Graph $r=\cot(\theta)\csc(\theta)$.

Question

So I am stuck on a graphing question in polar coordinates. I am not sure how to graph the equation even after writing down a few points:

$\cot(0)\csc(0) $DNE

$\cot(\dfrac {\pi}{4})\csc(\dfrac {\pi}{4})= \sqrt{2}$,

$\cot(\dfrac {\pi}{2})\csc(\dfrac {\pi}{2})= 0,$

$\cot(\dfrac {3\pi}{4})\csc(\dfrac {3\pi}{4})= -\sqrt{2}$,

$\cot(\pi)\csc(\pi) $DNE,

and so on.

Obviously I can just graph it online, but can someone explain the mechanics to how to graph it without using a graphing calculator or desmos?
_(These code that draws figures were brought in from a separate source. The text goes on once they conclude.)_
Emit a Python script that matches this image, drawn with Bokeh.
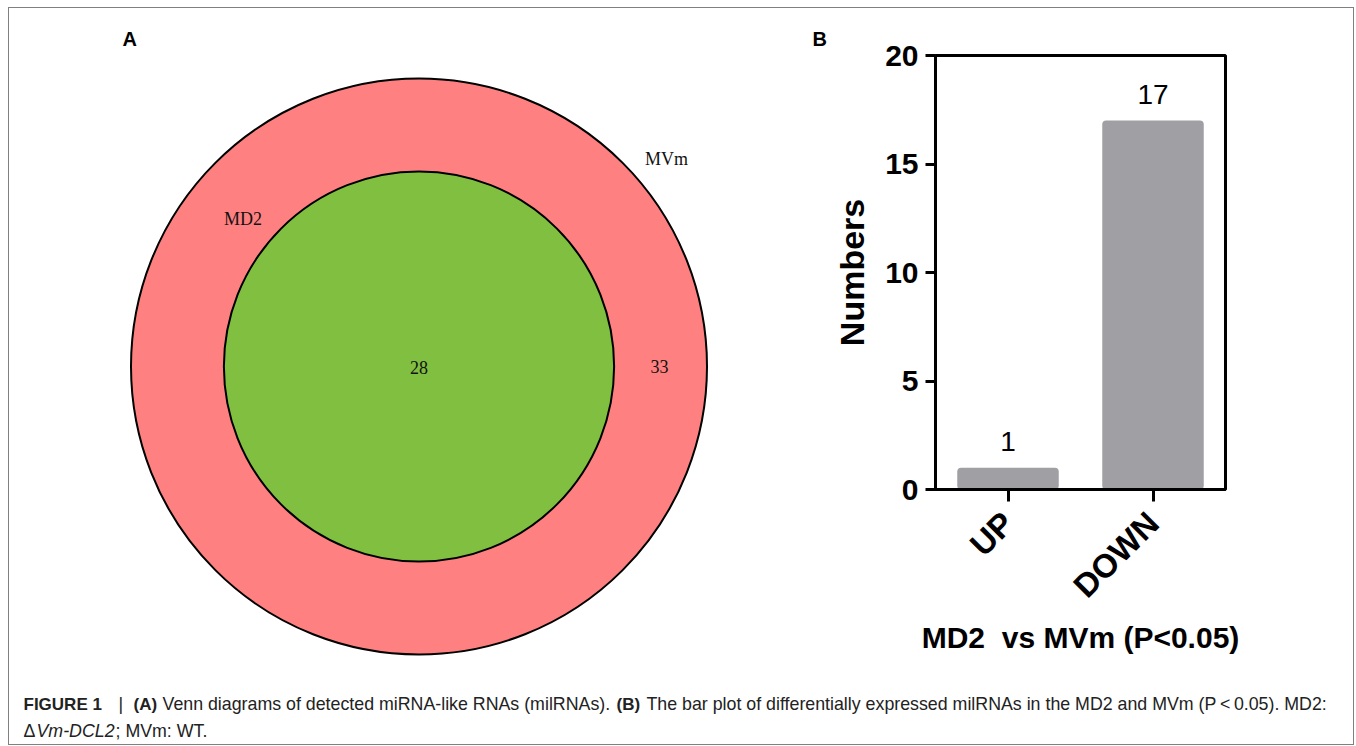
import math
from bokeh.plotting import figure
from bokeh.models import Range1d, FactorRange, FixedTicker, ColumnDataSource, LabelSet
from bokeh.layouts import row, column
from bokeh.embed import file_html
from bokeh.resources import INLINE
from bokeh.core.properties import value

# ---------------- data ----------------
venn_sets = ["MVm", "MD2"]
venn_only_mvm = 33
venn_shared = 28
categories = ["UP", "DOWN"]
counts = [1, 17]
y_ticks = [0, 5, 10, 15, 20]
panel_labels = ["A", "B"]
x_title = "MD2\u00a0 vs MVm (P<0.05)"
y_title = "Numbers"
caption_text = [
    "FIGURE 1", "|", "(A)", "Venn diagrams of detected miRNA-like RNAs (milRNAs).",
    "(B)", "The bar plot of differentially expressed milRNAs in the MD2 and MVm (P\u2009<\u20090.05). MD2:",
    "\u0394", "Vm-DCL2", "; MVm: WT.",
]
caption_style = ["bold", "normal", "bold", "normal", "bold", "normal", "normal", "italic", "normal"]

SANS = value("Liberation Sans")
SERIF = value("Liberation Serif")

# content origin on the page: (9, 8)
# ---------------- Venn panel (A) ----------------
venn = figure(width=821, height=660, x_range=Range1d(9, 830), y_range=Range1d(668, 8),
              output_backend="svg", toolbar_location=None, min_border=0,
              x_axis_location=None, y_axis_location=None, outline_line_color=None)
venn.frame_align = False
venn.grid.visible = False
total = venn_only_mvm + venn_shared
R = 288
cx, cy = 418.5, 366
venn.circle(x=[cx], y=[cy], radius=R, fill_color="#ff8080", line_color="black", line_width=2)
venn.circle(x=[cx], y=[cy], radius=R * math.sqrt(venn_shared / total),
            fill_color="#80bf40", line_color="black", line_width=2)
venn.text(x=[666, 242.5, 418.5, 659], y=[158, 218, 366.5, 366],
          text=[venn_sets[0], venn_sets[1], str(venn_shared), str(venn_only_mvm)],
          text_font=SERIF, text_font_size="18px", text_align="center",
          text_baseline="alphabetic", text_color="#111111")
venn.text(x=[122, 812], y=[38.5, 38], text=panel_labels, text_font=SANS, text_font_size="20px",
          text_font_style="bold", text_align="left", text_baseline="alphabetic", text_color="black")

# ---------------- Bar panel (B) ----------------
bar = figure(width=523, height=660, x_range=FactorRange(*categories), y_range=Range1d(0, 20),
             output_backend="svg", toolbar_location=None,
             min_border_left=105, min_border_right=128, min_border_top=47, min_border_bottom=179)
bar.frame_align = False
bar.grid.visible = False
src = ColumnDataSource(dict(cat=categories, n=counts, lbl=[str(c) for c in counts]))
bar.vbar(x="cat", top="n", width=0.70, source=src, fill_color="#a09fa4", line_color=None,
         border_radius=4)
bar.add_layout(LabelSet(x="cat", y="n", text="lbl", source=src, y_offset=17,
                        text_align="center", text_baseline="alphabetic",
                        text_font=SANS, text_font_size="28px", text_color="black"))
bar.outline_line_color = "black"
bar.outline_line_width = 3
bar.outline_line_alpha = 1

for ax in (bar.xaxis[0], bar.yaxis[0]):
    ax.axis_line_width = 3
    ax.axis_line_color = "black"
    ax.major_tick_line_width = 3
    ax.major_tick_line_color = "black"
    ax.major_tick_in = 0
    ax.minor_tick_line_color = None
    ax.major_label_text_font = "Liberation Sans"
    ax.major_label_text_font_style = "bold"
    ax.major_label_text_font_size = "30px"
    ax.major_label_text_color = "black"
    ax.axis_label_text_font = "Liberation Sans"
    ax.axis_label_text_font_style = "bold"
    ax.axis_label_text_color = "black"

bar.yaxis.ticker = FixedTicker(ticks=y_ticks)
bar.yaxis.major_tick_out = 10
bar.yaxis.major_label_standoff = 7
bar.yaxis.axis_label = y_title
bar.yaxis.axis_label_text_font_size = "34px"
bar.yaxis.axis_label_standoff = 11

bar.xaxis.major_tick_out = 12
bar.xaxis.major_label_standoff = 16
bar.xaxis.major_label_orientation = math.pi / 4
bar.xaxis.major_label_text_font_size = "33px"
bar.xaxis.axis_label = x_title
bar.xaxis.axis_label_text_font_size = "30px"
bar.xaxis.axis_label_standoff = 0

# ---------------- caption ----------------
cap = figure(width=1344, height=76, x_range=Range1d(9, 1353), y_range=Range1d(744, 668),
             output_backend="svg", toolbar_location=None, min_border=0,
             x_axis_location=None, y_axis_location=None, outline_line_color=None)
cap.frame_align = False
cap.grid.visible = False
cap_x = [23, 118, 133, 162, 616, 646, 23, 36, 115]
cap_y = [703.5] * 6 + [730.5] * 3
cap_fs = ["17px" if s == "bold" else "17.8px" for s in caption_style]
csrc = ColumnDataSource(dict(x=cap_x, y=cap_y, t=caption_text, s=caption_style, fs=cap_fs))
cap.text(x="x", y="y", text="t", text_font_style="s", text_font_size="fs", source=csrc,
         text_font=SANS, text_align="left", text_baseline="alphabetic", text_color="#222222")

lay = column(row(venn, bar), cap,
             styles={"border": "1px solid #808080", "margin-left": "8px", "margin-top": "7px"})
open("out.html", "w").write(file_html(lay, INLINE))
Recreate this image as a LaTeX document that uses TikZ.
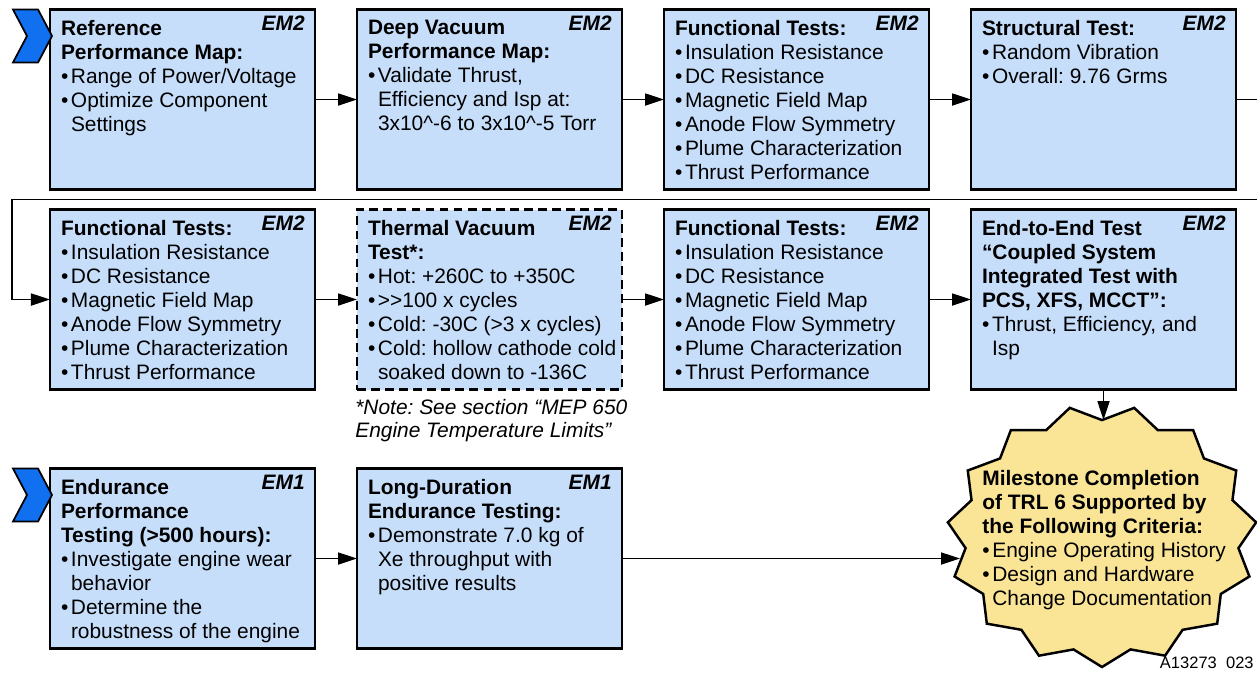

Thanks!

Answer 1

It might help to convert the equation to rectangular form using the identities

1. $x=r\cos\theta$
2. $y=r\sin\theta$

\begin{eqnarray} r&=&\cot\theta\csc\theta\\ r&=&\frac{\cos\theta}{\sin^2\theta}\\ r\sin^2\theta&=&\cos\theta\\ r^2\sin^2\theta&=&r\cos\theta\\ y^2&=&x \end{eqnarray}

ADDENDUM: Note that multiplying both sides by $r$ introduces an extraneous solution at the origin. ADDENDUM-2: As Oscar Lanzi points out, there is a value of $\theta$ which includes the origin, so the origin is NOT an extraneous solution.

Answer 2

A good practice is to render the trig functions in terms of sines and cosines, thus

$r=\frac{1}{\sin\theta}\frac{\cos\theta}{\sin\theta}$

Then, remembering that $x=r\cos\theta, y=r\cos\theta$, put in:

$r\sin\theta=\frac{\cos\theta}{\sin\theta}=\frac{r\cos\theta}{r\sin\theta}$

and continue from there. Note that unlike what is suggested in the other answer, the origin is a good solution given the proper value of $\theta$. Can you find this value of $\theta$?